そんな中で、急遽舞台装置のセットが間に合わず、初日の7月8日の公演がなくなり、13日が初日になりました。
7月8日の公演チケットは何と、翌年3月6日の最終公演に振り替えられることが伝えられました。
7月8日の公演チケットを入手した人は、既に航空券や宿泊先などを決めており、ツアー変更をしなくてはなりませんでした。友人の中にもこの対応を余儀なくされる友人もたくさんいました。
僕が入手したチケットは5公演目、6公演目となった。
でもまだ発券もされていないし、どうなるんだろうか。
そして、マイケルは、この50公演ものツアーを乗り切れるのだろうか?
という不安もずっと頭の中にありました。
「ディス・イズ・イット」前夜を思い浮かべると、こんな感じでした。
その年の10月28日、映画「ディス・イズ・イット」が封切られました。
マイケルが旅立った後、バッシングが賞賛に変わりました。
歌、ダンス、スポーツ、芸術、文化、各ジャンルでマイケルをトリビュートする動きが広がりました。
コンテンツづくりの人たちもこぞってマイケルを取り入れてゆきました。
こういったものが、どんどんつながっていって、TVにネットに街中にマイケルがあふれるようになりました。
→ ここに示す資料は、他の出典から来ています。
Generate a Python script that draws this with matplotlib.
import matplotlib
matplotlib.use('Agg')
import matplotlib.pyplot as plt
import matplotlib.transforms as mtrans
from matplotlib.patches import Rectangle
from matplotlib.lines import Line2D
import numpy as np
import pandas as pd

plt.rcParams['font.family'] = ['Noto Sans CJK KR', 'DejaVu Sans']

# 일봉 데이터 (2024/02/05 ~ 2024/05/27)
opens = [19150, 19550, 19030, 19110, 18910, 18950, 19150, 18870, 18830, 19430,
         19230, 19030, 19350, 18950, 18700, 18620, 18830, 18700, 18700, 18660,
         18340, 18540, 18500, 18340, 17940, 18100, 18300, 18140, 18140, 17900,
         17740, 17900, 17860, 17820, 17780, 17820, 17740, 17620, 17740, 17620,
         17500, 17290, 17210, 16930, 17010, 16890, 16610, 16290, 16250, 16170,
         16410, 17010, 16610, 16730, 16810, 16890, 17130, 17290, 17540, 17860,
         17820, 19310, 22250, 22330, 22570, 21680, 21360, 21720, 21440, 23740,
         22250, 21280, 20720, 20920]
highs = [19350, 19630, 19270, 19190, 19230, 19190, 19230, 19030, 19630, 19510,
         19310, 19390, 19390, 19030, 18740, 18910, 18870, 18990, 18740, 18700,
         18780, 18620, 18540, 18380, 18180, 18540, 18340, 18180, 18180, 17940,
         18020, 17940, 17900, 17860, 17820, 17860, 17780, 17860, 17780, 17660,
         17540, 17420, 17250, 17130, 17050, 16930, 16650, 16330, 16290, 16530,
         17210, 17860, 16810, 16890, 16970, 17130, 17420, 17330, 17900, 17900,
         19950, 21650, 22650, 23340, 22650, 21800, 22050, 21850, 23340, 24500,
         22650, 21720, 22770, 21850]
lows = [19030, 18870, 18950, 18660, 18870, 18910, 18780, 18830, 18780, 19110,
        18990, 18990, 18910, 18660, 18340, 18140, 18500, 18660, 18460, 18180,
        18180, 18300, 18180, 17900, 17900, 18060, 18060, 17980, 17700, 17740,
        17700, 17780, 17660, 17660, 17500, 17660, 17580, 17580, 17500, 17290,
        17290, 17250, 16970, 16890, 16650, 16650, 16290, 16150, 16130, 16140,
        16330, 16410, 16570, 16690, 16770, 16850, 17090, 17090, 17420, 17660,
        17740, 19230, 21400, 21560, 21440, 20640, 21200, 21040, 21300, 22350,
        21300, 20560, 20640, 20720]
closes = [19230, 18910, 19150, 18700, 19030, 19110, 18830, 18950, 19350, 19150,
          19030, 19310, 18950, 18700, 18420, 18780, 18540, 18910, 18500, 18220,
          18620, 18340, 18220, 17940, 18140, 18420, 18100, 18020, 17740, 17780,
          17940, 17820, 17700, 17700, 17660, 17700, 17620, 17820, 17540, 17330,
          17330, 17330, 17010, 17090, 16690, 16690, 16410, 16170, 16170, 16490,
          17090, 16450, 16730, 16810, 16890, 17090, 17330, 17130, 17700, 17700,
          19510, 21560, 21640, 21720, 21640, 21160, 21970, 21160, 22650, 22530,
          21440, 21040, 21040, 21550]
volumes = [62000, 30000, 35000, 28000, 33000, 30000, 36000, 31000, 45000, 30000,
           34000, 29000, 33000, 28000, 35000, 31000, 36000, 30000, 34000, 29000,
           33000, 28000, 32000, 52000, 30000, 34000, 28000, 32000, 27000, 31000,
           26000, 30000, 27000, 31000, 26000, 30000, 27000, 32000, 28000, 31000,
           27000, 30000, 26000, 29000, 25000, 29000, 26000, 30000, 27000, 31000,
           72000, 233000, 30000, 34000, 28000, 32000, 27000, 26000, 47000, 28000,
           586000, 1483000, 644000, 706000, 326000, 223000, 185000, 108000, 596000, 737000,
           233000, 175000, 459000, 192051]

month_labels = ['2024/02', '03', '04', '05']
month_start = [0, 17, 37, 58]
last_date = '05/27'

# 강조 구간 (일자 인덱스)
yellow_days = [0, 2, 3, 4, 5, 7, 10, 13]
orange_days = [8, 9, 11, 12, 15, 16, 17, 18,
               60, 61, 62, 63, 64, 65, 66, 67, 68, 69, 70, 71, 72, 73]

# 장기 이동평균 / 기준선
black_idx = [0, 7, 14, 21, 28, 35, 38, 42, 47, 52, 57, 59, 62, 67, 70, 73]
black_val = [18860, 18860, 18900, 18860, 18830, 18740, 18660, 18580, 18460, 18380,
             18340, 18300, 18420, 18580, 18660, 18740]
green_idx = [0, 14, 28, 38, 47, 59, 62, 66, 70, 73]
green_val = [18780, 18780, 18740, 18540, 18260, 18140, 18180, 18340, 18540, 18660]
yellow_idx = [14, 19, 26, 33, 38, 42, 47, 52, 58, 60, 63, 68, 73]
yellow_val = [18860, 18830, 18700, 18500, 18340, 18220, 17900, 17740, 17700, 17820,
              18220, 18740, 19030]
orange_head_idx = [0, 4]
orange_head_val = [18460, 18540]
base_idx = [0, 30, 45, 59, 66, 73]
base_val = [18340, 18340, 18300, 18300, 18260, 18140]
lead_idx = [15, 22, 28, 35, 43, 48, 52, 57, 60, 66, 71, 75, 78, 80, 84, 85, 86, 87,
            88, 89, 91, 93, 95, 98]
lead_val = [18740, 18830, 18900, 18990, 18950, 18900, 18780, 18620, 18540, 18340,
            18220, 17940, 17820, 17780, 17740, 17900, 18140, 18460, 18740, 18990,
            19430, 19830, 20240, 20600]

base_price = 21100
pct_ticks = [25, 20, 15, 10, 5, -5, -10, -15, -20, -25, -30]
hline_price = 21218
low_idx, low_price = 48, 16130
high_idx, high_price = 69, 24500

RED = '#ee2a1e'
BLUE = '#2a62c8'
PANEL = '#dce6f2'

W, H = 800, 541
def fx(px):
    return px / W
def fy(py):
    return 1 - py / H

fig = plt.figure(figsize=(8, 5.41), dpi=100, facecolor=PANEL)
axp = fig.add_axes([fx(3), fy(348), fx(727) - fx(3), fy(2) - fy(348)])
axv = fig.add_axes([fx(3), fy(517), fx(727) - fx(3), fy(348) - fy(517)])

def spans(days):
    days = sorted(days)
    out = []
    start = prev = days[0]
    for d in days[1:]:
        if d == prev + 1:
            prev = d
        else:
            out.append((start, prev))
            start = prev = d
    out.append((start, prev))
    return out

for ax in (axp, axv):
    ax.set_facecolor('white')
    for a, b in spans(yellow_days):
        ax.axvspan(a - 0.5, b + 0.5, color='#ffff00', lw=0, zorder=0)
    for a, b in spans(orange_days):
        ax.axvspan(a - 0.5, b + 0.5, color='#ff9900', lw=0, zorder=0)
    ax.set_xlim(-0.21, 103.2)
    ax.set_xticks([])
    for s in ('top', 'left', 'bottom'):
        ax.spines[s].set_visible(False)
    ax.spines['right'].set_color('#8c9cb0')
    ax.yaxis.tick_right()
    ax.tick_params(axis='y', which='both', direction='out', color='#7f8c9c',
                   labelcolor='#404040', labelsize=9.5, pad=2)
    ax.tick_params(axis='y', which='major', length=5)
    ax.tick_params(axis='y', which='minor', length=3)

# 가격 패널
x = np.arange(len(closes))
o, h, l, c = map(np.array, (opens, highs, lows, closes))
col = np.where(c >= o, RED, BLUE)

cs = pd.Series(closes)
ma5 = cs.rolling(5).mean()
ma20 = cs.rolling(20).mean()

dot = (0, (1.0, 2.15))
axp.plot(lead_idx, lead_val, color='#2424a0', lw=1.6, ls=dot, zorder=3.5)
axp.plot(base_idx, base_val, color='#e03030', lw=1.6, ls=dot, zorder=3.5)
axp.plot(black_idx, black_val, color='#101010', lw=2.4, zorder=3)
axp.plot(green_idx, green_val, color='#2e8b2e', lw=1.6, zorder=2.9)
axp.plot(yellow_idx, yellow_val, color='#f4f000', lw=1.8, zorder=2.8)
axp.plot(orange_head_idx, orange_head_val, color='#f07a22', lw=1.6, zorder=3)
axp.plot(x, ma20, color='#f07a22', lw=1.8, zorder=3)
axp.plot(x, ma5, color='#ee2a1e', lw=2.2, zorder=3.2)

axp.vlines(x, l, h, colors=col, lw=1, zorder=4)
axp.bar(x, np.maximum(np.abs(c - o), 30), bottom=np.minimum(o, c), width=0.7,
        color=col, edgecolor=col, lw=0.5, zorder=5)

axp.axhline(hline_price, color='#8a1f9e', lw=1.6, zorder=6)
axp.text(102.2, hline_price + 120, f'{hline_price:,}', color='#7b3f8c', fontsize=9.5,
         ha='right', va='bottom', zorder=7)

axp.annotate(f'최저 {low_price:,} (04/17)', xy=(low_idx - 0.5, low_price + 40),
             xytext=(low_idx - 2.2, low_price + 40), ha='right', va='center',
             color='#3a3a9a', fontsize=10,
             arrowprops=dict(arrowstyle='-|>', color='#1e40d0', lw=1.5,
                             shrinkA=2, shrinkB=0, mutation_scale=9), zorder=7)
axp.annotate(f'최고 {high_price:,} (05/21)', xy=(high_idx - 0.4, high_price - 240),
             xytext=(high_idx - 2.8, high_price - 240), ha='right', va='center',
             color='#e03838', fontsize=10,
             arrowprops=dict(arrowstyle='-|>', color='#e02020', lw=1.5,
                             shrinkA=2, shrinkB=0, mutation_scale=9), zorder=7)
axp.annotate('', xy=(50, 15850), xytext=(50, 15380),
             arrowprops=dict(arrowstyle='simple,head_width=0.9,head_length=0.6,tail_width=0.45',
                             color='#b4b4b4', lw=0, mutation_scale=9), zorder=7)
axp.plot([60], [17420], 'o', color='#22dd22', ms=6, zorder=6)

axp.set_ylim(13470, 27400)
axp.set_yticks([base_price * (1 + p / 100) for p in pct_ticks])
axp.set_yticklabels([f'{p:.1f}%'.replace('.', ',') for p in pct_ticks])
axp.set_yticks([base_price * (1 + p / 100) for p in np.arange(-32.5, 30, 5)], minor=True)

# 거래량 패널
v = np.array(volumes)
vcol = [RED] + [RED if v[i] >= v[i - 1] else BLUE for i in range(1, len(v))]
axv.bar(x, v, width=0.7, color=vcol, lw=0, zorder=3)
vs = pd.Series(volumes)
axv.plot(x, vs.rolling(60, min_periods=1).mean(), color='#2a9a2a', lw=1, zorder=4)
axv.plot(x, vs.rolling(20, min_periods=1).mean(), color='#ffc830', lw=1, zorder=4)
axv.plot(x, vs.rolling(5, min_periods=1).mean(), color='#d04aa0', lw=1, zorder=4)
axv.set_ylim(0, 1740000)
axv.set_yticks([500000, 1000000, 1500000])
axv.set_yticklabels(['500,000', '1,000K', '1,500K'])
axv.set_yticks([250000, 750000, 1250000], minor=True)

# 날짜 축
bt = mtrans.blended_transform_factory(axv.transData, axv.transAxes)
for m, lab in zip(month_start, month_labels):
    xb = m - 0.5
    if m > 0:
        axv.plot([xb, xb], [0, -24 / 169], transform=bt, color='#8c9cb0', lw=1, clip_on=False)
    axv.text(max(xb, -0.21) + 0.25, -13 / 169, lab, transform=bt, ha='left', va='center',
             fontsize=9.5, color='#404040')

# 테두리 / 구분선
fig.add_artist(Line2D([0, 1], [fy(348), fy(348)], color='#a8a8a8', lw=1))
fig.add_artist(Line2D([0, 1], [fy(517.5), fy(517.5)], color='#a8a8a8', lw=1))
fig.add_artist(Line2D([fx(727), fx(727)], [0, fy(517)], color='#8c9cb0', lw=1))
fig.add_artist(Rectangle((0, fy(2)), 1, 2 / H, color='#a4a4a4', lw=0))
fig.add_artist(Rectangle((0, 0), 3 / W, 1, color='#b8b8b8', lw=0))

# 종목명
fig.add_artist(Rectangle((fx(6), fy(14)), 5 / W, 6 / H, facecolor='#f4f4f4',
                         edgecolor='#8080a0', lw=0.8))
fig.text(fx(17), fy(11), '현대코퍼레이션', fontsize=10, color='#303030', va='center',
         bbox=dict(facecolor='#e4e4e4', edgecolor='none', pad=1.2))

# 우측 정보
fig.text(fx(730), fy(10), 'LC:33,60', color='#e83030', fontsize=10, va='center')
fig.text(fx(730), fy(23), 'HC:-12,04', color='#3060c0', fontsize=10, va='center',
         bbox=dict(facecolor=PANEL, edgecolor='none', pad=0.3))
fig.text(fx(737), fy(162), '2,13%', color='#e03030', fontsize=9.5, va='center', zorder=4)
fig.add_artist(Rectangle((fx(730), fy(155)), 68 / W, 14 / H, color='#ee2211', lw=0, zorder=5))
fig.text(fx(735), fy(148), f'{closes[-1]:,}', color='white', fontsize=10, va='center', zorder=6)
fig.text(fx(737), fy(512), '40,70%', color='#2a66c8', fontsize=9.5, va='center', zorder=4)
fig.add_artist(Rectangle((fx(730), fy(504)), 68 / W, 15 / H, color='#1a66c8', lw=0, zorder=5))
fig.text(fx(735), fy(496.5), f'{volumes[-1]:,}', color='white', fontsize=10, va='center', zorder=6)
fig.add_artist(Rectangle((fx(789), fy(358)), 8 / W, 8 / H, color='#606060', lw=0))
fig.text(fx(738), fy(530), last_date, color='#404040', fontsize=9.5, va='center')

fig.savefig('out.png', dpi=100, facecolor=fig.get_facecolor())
その方向に、どのみち変わりはなかったとは思いますが、
幻のコンサート「ディス・イズ・イット」が映画で再現されたことは大きかったと思います。映画「マイケル・ジャクソン ディス・イズ・イット」は、マイケルという人、マイケルの考え方を伝えるのに、絶妙な形で人々に受け入れられていったのではないだろうかと思います。
ありがとう。ケニー。
マイケルの愛に触れた人々はつながり、地球全体にソーシャルなマイケル・ジャクソンが作られてゆく。姿形はないけど、そこにはマイケルが生きているのではないかと。そして、こうしてつながった人たちが、よりよい世の中に変えてゆくのだと思っています。